◆ **Material provided**
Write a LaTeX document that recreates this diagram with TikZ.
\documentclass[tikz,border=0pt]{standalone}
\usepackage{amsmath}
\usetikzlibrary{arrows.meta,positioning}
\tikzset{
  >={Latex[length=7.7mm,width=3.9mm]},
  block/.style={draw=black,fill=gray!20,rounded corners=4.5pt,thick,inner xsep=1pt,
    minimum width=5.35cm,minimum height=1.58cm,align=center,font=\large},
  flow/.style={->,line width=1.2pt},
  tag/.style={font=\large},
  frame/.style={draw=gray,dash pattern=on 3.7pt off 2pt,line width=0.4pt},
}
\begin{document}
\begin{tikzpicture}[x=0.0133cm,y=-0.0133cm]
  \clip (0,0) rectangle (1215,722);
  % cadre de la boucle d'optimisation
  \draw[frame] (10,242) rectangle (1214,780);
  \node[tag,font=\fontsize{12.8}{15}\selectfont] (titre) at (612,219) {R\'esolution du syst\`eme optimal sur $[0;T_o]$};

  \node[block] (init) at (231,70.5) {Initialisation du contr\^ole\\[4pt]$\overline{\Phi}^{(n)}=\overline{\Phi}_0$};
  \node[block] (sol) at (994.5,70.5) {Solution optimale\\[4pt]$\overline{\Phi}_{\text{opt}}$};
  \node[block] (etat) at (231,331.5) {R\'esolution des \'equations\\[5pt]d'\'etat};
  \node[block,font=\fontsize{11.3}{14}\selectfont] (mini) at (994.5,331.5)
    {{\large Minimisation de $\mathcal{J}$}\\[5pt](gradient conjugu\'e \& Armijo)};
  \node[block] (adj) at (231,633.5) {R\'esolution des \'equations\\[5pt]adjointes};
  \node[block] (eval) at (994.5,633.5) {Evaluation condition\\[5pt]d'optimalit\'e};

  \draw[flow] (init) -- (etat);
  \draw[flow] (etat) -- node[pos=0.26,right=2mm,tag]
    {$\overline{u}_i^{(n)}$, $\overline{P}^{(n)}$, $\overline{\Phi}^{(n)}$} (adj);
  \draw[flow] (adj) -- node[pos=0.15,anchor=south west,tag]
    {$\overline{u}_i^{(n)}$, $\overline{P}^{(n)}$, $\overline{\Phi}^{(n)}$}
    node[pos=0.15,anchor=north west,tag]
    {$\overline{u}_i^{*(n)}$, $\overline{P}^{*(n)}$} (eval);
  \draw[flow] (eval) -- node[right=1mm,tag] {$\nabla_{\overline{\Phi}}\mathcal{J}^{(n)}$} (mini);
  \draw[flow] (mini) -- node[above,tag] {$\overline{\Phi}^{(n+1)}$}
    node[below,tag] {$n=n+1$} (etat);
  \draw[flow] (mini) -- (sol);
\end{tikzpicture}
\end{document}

==

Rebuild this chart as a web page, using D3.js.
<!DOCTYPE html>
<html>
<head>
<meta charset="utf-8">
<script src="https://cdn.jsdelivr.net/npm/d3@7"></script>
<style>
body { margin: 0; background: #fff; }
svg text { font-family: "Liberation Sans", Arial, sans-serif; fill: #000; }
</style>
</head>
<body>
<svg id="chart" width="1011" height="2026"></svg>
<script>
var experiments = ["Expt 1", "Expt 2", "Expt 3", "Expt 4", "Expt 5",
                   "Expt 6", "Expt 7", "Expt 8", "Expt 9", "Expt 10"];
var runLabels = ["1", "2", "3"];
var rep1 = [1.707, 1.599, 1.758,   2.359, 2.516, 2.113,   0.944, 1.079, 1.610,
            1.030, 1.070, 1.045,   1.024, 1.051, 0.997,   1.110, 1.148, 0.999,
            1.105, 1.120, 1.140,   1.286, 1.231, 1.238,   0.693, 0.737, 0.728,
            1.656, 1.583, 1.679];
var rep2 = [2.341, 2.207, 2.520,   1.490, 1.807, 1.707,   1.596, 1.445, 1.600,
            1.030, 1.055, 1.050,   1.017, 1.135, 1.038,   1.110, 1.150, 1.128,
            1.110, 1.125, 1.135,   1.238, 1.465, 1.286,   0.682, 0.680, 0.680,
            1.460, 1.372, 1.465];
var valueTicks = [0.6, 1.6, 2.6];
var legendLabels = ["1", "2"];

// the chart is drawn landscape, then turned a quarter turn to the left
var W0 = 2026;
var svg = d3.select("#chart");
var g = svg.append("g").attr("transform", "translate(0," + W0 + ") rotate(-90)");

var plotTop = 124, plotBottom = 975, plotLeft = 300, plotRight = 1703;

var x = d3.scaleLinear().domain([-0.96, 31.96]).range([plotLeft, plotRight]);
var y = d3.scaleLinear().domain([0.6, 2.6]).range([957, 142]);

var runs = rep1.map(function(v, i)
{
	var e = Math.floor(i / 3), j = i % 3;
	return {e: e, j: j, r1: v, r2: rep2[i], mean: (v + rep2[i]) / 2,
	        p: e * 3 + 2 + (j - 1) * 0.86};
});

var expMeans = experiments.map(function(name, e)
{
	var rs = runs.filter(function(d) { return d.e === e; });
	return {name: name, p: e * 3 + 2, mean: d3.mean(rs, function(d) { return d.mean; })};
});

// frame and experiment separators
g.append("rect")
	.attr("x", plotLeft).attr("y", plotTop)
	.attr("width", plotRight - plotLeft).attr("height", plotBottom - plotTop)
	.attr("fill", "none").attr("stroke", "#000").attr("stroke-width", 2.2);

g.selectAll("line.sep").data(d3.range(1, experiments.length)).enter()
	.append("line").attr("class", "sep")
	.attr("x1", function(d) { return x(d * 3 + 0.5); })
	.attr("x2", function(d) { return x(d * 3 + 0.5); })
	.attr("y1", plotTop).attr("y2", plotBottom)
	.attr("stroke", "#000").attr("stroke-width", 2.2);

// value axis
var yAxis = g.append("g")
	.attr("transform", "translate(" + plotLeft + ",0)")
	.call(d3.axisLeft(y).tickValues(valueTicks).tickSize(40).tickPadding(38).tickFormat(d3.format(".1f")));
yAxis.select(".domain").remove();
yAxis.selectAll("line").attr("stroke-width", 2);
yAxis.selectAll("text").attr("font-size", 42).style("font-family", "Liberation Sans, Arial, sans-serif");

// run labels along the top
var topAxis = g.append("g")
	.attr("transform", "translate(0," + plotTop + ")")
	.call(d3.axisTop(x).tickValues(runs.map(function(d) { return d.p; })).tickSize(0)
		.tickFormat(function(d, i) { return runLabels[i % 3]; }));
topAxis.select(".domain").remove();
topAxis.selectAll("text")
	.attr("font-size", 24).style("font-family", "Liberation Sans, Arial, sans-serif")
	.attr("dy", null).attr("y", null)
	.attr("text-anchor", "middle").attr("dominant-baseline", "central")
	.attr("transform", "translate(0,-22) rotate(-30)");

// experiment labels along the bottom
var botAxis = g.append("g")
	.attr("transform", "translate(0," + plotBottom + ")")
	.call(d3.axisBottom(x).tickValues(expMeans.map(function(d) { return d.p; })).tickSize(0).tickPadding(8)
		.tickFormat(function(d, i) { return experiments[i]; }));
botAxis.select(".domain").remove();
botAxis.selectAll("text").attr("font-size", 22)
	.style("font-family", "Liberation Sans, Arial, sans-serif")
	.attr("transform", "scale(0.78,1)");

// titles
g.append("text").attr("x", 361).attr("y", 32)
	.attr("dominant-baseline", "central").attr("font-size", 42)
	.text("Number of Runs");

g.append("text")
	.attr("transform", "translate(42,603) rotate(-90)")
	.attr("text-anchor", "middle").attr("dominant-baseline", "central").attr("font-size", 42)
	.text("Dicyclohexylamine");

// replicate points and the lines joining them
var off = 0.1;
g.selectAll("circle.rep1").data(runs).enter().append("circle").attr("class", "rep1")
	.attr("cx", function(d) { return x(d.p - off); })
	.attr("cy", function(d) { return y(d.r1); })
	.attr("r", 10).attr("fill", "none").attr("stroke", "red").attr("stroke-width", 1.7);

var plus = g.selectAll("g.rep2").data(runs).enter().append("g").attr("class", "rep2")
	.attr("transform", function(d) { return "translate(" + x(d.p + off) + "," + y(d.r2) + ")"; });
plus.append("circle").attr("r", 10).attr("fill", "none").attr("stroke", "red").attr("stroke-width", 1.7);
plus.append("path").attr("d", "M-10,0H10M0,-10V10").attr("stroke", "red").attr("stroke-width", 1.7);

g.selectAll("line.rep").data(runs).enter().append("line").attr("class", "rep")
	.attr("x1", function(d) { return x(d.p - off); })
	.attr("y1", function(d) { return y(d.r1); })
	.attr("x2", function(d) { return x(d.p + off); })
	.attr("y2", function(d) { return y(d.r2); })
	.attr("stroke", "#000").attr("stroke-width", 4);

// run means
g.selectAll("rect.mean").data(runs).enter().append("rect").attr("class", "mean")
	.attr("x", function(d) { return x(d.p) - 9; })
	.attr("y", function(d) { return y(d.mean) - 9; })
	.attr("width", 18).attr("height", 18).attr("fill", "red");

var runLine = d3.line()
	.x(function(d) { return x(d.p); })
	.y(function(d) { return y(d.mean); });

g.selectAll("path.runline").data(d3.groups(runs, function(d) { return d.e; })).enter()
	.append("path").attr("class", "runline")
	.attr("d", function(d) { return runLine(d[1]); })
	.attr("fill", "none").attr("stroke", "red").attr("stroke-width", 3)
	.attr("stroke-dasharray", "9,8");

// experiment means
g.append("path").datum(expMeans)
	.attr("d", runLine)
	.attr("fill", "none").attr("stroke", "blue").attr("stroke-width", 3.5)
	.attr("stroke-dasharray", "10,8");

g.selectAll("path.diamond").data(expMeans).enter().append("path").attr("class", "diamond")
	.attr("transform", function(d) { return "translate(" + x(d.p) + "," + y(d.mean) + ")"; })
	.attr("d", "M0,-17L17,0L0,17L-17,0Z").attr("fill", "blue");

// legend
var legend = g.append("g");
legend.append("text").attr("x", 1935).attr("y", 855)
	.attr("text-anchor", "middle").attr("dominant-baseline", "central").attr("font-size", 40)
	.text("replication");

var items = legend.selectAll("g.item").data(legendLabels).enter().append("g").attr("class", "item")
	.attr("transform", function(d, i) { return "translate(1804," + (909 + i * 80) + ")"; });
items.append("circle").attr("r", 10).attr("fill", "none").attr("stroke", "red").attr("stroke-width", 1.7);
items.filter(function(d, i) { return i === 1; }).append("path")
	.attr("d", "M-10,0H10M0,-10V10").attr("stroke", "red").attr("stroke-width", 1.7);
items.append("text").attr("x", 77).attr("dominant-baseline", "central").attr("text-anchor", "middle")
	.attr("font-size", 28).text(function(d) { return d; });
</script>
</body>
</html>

◆ **Set exercise**
Quote nothing but the lines that run from the line containing "Rebuild this chart" through the line containing "var plotTop = 124, plotBottom", keeping both of them word for word.

◆ **In response**
Rebuild this chart as a web page, using D3.js.
<!DOCTYPE html>
<html>
<head>
<meta charset="utf-8">
<script src="https://cdn.jsdelivr.net/npm/d3@7"></script>
<style>
body { margin: 0; background: #fff; }
svg text { font-family: "Liberation Sans", Arial, sans-serif; fill: #000; }
</style>
</head>
<body>
<svg id="chart" width="1011" height="2026"></svg>
<script>
var experiments = ["Expt 1", "Expt 2", "Expt 3", "Expt 4", "Expt 5",
                   "Expt 6", "Expt 7", "Expt 8", "Expt 9", "Expt 10"];
var runLabels = ["1", "2", "3"];
var rep1 = [1.707, 1.599, 1.758,   2.359, 2.516, 2.113,   0.944, 1.079, 1.610,
            1.030, 1.070, 1.045,   1.024, 1.051, 0.997,   1.110, 1.148, 0.999,
            1.105, 1.120, 1.140,   1.286, 1.231, 1.238,   0.693, 0.737, 0.728,
            1.656, 1.583, 1.679];
var rep2 = [2.341, 2.207, 2.520,   1.490, 1.807, 1.707,   1.596, 1.445, 1.600,
            1.030, 1.055, 1.050,   1.017, 1.135, 1.038,   1.110, 1.150, 1.128,
            1.110, 1.125, 1.135,   1.238, 1.465, 1.286,   0.682, 0.680, 0.680,
            1.460, 1.372, 1.465];
var valueTicks = [0.6, 1.6, 2.6];
var legendLabels = ["1", "2"];

// the chart is drawn landscape, then turned a quarter turn to the left
var W0 = 2026;
var svg = d3.select("#chart");
var g = svg.append("g").attr("transform", "translate(0," + W0 + ") rotate(-90)");

var plotTop = 124, plotBottom = 975, plotLeft = 300, plotRight = 1703;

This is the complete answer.